Practices and Guidelines

  • Build transparent criteria from the start Before data collection begins, publish the evaluation criteria and the intended use of results. This discourages post hoc adjustments and helps all parties understand what counts as success. See transparency and criteria.

  • Use multiple, independent data sources Rely on a blend of metrics and independent verifications to reduce the risk that a single data stream can mislead. This approach aligns with data integrity and reproducibility principles.

  • Document assumptions and limitations Clear records of assumptions, data limitations, and potential biases support accountability and give readers a chance to interpret results correctly.

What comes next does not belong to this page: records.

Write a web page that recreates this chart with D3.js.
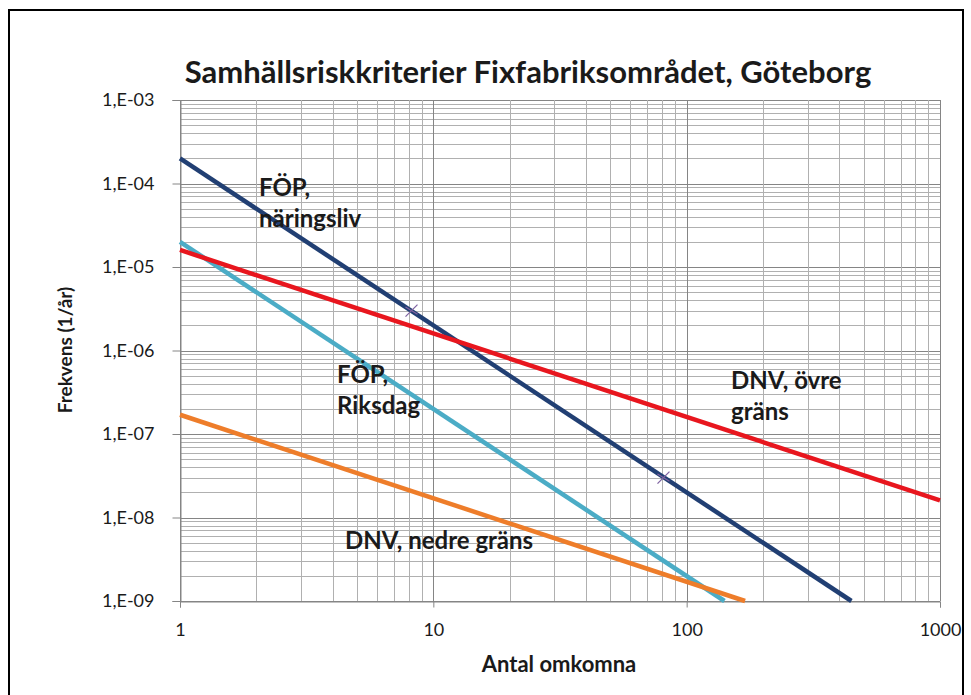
<!DOCTYPE html>
<html>
<head>
<meta charset="utf-8">
<script src="https://cdn.jsdelivr.net/npm/d3@7"></script>
<style>
  html, body { margin: 0; padding: 0; background: #fff; }
  svg { display: block; }
  text { font-family: Lato, "Open Sans", sans-serif; fill: #1a1a1a; }
</style>
</head>
<body>
<svg id="chart" width="971" height="695"></svg>
<script>
// ---- data ----
const chartTitle = "Samhällsriskkriterier Fixfabriksområdet, Göteborg";
const xTitle = "Antal omkomna";
const yTitle = "Frekvens (1/år)";
const xTickValues = [1, 10, 100, 1000];
const xTickLabels = ["1", "10", "100", "1000"];
const yTickValues = [1e-9, 1e-8, 1e-7, 1e-6, 1e-5, 1e-4, 1e-3];
const yTickLabels = ["1,E-09", "1,E-08", "1,E-07", "1,E-06", "1,E-05", "1,E-04", "1,E-03"];

const seriesNames = ["FÖP, näringsliv", "FÖP, Riksdag", "DNV, övre gräns", "DNV, nedre gräns"];
const fopNaringslivN = [1, 447];
const fopNaringslivF = [2e-4, 1e-9];
const fopRiksdagN = [1, 141];
const fopRiksdagF = [2e-5, 1e-9];
const dnvOvreN = [1, 1000];
const dnvOvreF = [1.6e-5, 1.6e-8];
const dnvNedreN = [1, 170];
const dnvNedreF = [1.7e-7, 1e-9];
const markerN = [8.2, 81];
const markerF = [3e-6, 3e-8];

// ---- layout / style ----
const svg = d3.select("#chart");
const plot = { left: 180, right: 940, top: 100, bottom: 601 };
const colors = ["#213f73", "#4bacc6", "#e8161e", "#ee7d2a"];

const x = d3.scaleLog().domain([1, 1000]).range([plot.left, plot.right]);
const y = d3.scaleLog().domain([1e-9, 1e-3]).range([plot.bottom, plot.top]);

// frame
svg.append("path")
  .attr("d", `M9,695 V10 H963 V695`)
  .attr("fill", "none").attr("stroke", "#000").attr("stroke-width", 2);

// grid
const isMajor = v => Math.abs(Math.log10(v) - Math.round(Math.log10(v))) < 1e-9;
const g = svg.append("g");
g.selectAll("line.hg").data(y.ticks()).enter().append("line")
  .attr("x1", plot.left).attr("x2", plot.right)
  .attr("y1", d => Math.round(y(d)) + 0.5).attr("y2", d => Math.round(y(d)) + 0.5)
  .attr("stroke", d => isMajor(d) ? "#858585" : "#b0b0b0").attr("stroke-width", 1);
g.selectAll("line.vg").data(x.ticks()).enter().append("line")
  .attr("y1", plot.top).attr("y2", plot.bottom)
  .attr("x1", d => Math.round(x(d)) + 0.5).attr("x2", d => Math.round(x(d)) + 0.5)
  .attr("stroke", d => isMajor(d) ? "#858585" : "#b0b0b0").attr("stroke-width", 1);

// axes
const yAxis = d3.axisLeft(y).tickValues(yTickValues)
  .tickFormat((d, i) => yTickLabels[i]).tickSize(8).tickPadding(18);
const xAxis = d3.axisBottom(x).tickValues(xTickValues)
  .tickFormat((d, i) => xTickLabels[i]).tickSize(6).tickPadding(16);

const ya = svg.append("g").attr("transform", `translate(${plot.left + 0.5},0)`).call(yAxis);
const xa = svg.append("g").attr("transform", `translate(0,${plot.bottom + 0.5})`).call(xAxis);
[ya, xa].forEach(a => {
  a.select(".domain").attr("stroke", "#858585");
  a.selectAll(".tick line").attr("stroke", "#858585");
  a.selectAll(".tick text").style("font-family", "Lato, sans-serif")
    .style("font-size", "18px").attr("fill", "#222");
});

// series lines
const seriesN = [fopNaringslivN, fopRiksdagN, dnvOvreN, dnvNedreN];
const seriesF = [fopNaringslivF, fopRiksdagF, dnvOvreF, dnvNedreF];
const line = d3.line().x(d => x(d[0])).y(d => y(d[1]));
seriesN.forEach((ns, i) => {
  const pts = ns.map((n, j) => [n, seriesF[i][j]]);
  svg.append("path").datum(pts)
    .attr("d", line)
    .attr("fill", "none")
    .attr("stroke", colors[i])
    .attr("stroke-width", 4.5);
});

// markers (x)
const mk = svg.append("g");
markerN.forEach((n, i) => {
  const cx = x(n), cy = y(markerF[i]), s = 6;
  mk.append("path")
    .attr("d", `M${cx - s},${cy + s}L${cx + s},${cy - s}M${cx - s},${cy - s * 0.6}L${cx + s},${cy + s * 0.6}`)
    .attr("stroke", "#8064a2").attr("stroke-width", 1.3).attr("fill", "none");
});

// series labels
const labels = [
  { lines: ["FÖP,", "näringsliv"], x: 259, y: 196 },
  { lines: ["FÖP,", "Riksdag"], x: 337, y: 383 },
  { lines: ["DNV, övre", "gräns"], x: 731, y: 389 },
  { lines: ["DNV, nedre gräns"], x: 345, y: 549 }
];
labels.forEach(l => {
  const t = svg.append("text").attr("x", l.x).attr("y", l.y)
    .style("font-size", "24px").style("font-weight", "bold");
  l.lines.forEach((s, k) => {
    t.append("tspan").attr("x", l.x).attr("dy", k === 0 ? 0 : 31).text(s);
  });
});

// title
svg.append("text").attr("x", 528).attr("y", 83)
  .attr("text-anchor", "middle")
  .style("font-size", "31px").style("font-weight", "bold")
  .text(chartTitle);

// axis titles
svg.append("text").attr("x", 559).attr("y", 672)
  .attr("text-anchor", "middle")
  .style("font-size", "22px").style("font-weight", "bold")
  .text(xTitle);
svg.append("text")
  .attr("transform", "translate(72,350) rotate(-90)")
  .attr("text-anchor", "middle")
  .style("font-size", "19px").style("font-weight", "bold")
  .text(yTitle);
</script>
</body>
</html>
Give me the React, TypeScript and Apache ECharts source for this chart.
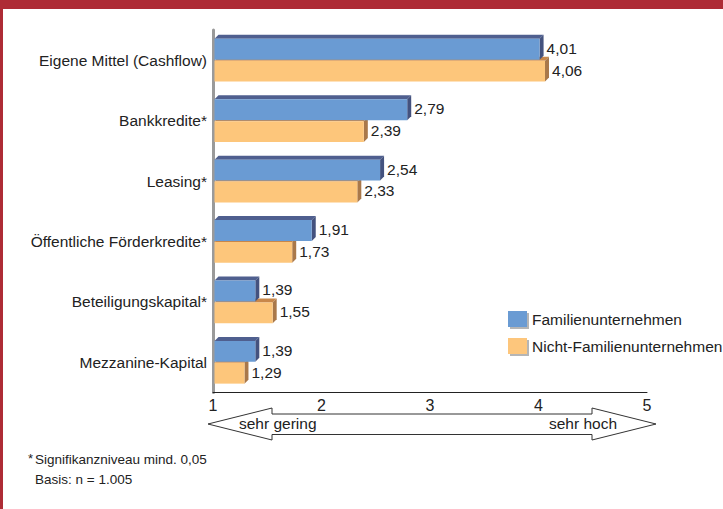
import React, { useEffect, useRef } from "react";
import * as echarts from "echarts";

const categories = [
  "Eigene Mittel (Cashflow)",
  "Bankkredite*",
  "Leasing*",
  "Öffentliche Förderkredite*",
  "Beteiligungskapital*",
  "Mezzanine-Kapital",
];
const familienValues = [4.01, 2.79, 2.54, 1.91, 1.39, 1.39];
const nichtFamilienValues = [4.06, 2.39, 2.33, 1.73, 1.55, 1.29];
const seriesNames = ["Familienunternehmen", "Nicht-Familienunternehmen"];
const xTicks = [1, 2, 3, 4, 5];
const scaleLabels = ["sehr gering", "sehr hoch"];
const footnotes = ["Signifikanzniveau mind. 0,05", "Basis: n = 1.005"];

const FONT = "'Liberation Sans', Arial, sans-serif";

const fmt = (v: number) => v.toFixed(2).replace(".", ",");

function makeRender(which: number, body: string, top: string, side: string) {
  return (params: any, api: any) => {
    const v = api.value(0);
    const cat = api.value(1);
    const start = api.coord([1, cat]);
    const end = api.coord([v, cat]);
    const band = api.size([0, 1])[1];
    const bh = band * 0.345;
    const y0 = which === 0 ? start[1] - bh - 0.5 : start[1] + 0.5;
    const x0 = start[0] + 1.5;
    const x1 = end[0];
    const d = 4;
    return {
      type: "group",
      children: [
        {
          type: "polygon",
          shape: { points: [[x0, y0], [x0 + d, y0 - d], [x1 + d, y0 - d], [x1, y0]] },
          style: { fill: top },
        },
        {
          type: "polygon",
          shape: { points: [[x1, y0], [x1 + d, y0 - d], [x1 + d, y0 + bh - d], [x1, y0 + bh]] },
          style: { fill: side },
        },
        {
          type: "rect",
          shape: { x: x0, y: y0, width: x1 - x0, height: bh },
          style: { fill: body },
        },
        {
          type: "text",
          x: x1 + d + 3,
          y: y0 + bh / 2 - 1,
          style: {
            text: fmt(v),
            fill: "#222",
            font: `15.5px ${FONT}`,
            textAlign: "left",
            textVerticalAlign: "middle",
          },
        },
      ],
    };
  };
}

export default function App() {
  const ref = useRef<HTMLDivElement>(null);
  useEffect(() => {
    document.body.style.margin = "0";
    const chart = echarts.init(ref.current!, null, { renderer: "svg" });
    const famData = familienValues.map((v, i) => [v, i]);
    const nichtData = nichtFamilienValues.map((v, i) => [v, i]);
    chart.setOption({
      animation: false,
      backgroundColor: "#fff",
      textStyle: { fontFamily: FONT },
      grid: { left: 213, right: 76, top: 30, bottom: 116.5 },
      xAxis: {
        type: "value",
        min: 1,
        max: 5,
        interval: 1,
        axisLine: { show: true, lineStyle: { color: "#222", width: 1 } },
        axisTick: { show: false },
        splitLine: { show: false },
        axisLabel: {
          color: "#222",
          fontSize: 16,
          fontFamily: FONT,
          margin: 5,
          formatter: (v: number) => (xTicks.includes(v) ? String(v) : ""),
        },
      },
      yAxis: {
        type: "category",
        data: categories,
        inverse: true,
        axisLine: { show: true, lineStyle: { color: "#9a9a9a", width: 3 } },
        axisTick: { show: false },
        axisLabel: { color: "#222", fontSize: 15.5, fontFamily: FONT, margin: 6 },
      },
      legend: {
        orient: "vertical",
        left: 503,
        top: 306,
        itemWidth: 19,
        itemHeight: 16,
        itemGap: 11,
        icon: "rect",
        data: seriesNames,
        textStyle: { color: "#222", fontSize: 15.5, fontFamily: FONT, padding: [2, 0, 0, 0] },
        itemStyle: { shadowColor: "#b5b5b5", shadowOffsetX: 2, shadowOffsetY: 2, shadowBlur: 0 },
      },
      series: [
        {
          type: "custom",
          name: seriesNames[0],
          z: 3,
          itemStyle: { color: "#6a9bd3" },
          encode: { x: 0, y: 1 },
          data: famData,
          renderItem: makeRender(0, "#6a9bd3", "#4f5f8f", "#44527e"),
        },
        {
          type: "custom",
          name: seriesNames[1],
          z: 2,
          itemStyle: { color: "#fdc67b" },
          encode: { x: 0, y: 1 },
          data: nichtData,
          renderItem: makeRender(1, "#fdc67b", "#c8874a", "#a9784a"),
        },
      ],
      graphic: [
        { type: "rect", left: 0, top: 0, shape: { width: 723, height: 9 }, style: { fill: "#ae2b35" } },
        { type: "rect", left: 0, top: 0, shape: { width: 3, height: 509 }, style: { fill: "#ae2b35" } },
        {
          type: "polygon",
          shape: {
            points: [
              [208, 424], [272, 408], [272, 414], [592, 414], [592, 408],
              [656, 424], [592, 440], [592, 434.5], [272, 434.5], [272, 440],
            ],
          },
          style: { fill: "#fff", stroke: "#333", lineWidth: 1 },
        },
        {
          type: "text",
          left: 239,
          top: 415,
          style: { text: scaleLabels[0], fill: "#222", font: `15.5px ${FONT}` },
        },
        {
          type: "text",
          left: 549,
          top: 415,
          style: { text: scaleLabels[1], fill: "#222", font: `15.5px ${FONT}` },
        },
        {
          type: "text",
          left: 28,
          top: 452,
          style: { text: "*", fill: "#222", font: `13px ${FONT}` },
        },
        {
          type: "text",
          left: 35,
          top: 452,
          style: { text: footnotes[0], fill: "#222", font: `13.5px ${FONT}` },
        },
        {
          type: "text",
          left: 35,
          top: 472,
          style: { text: footnotes[1], fill: "#222", font: `13.5px ${FONT}` },
        },
      ],
    });
    return () => chart.dispose();
  }, []);
  return (
    <div
      ref={ref}
      style={{ position: "absolute", left: 0, top: 0, width: 723, height: 509 }}
    />
  );
}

This practice connects to uncertainty management and audit processes.

  • Prioritize outcomes and real-world impact Aim evaluation at demonstrable effects, not merely procedural compliance or rhetoric. This is a practical defense of evaluation against politicized pressures, emphasizing results over symbolism. See outcome and impact assessment.

  • Guard against perverse incentives Design systems to avoid rewarding the manipulation of metrics, such as gaming or cherry-picking data. Continuous oversight and independent review help maintain integrity.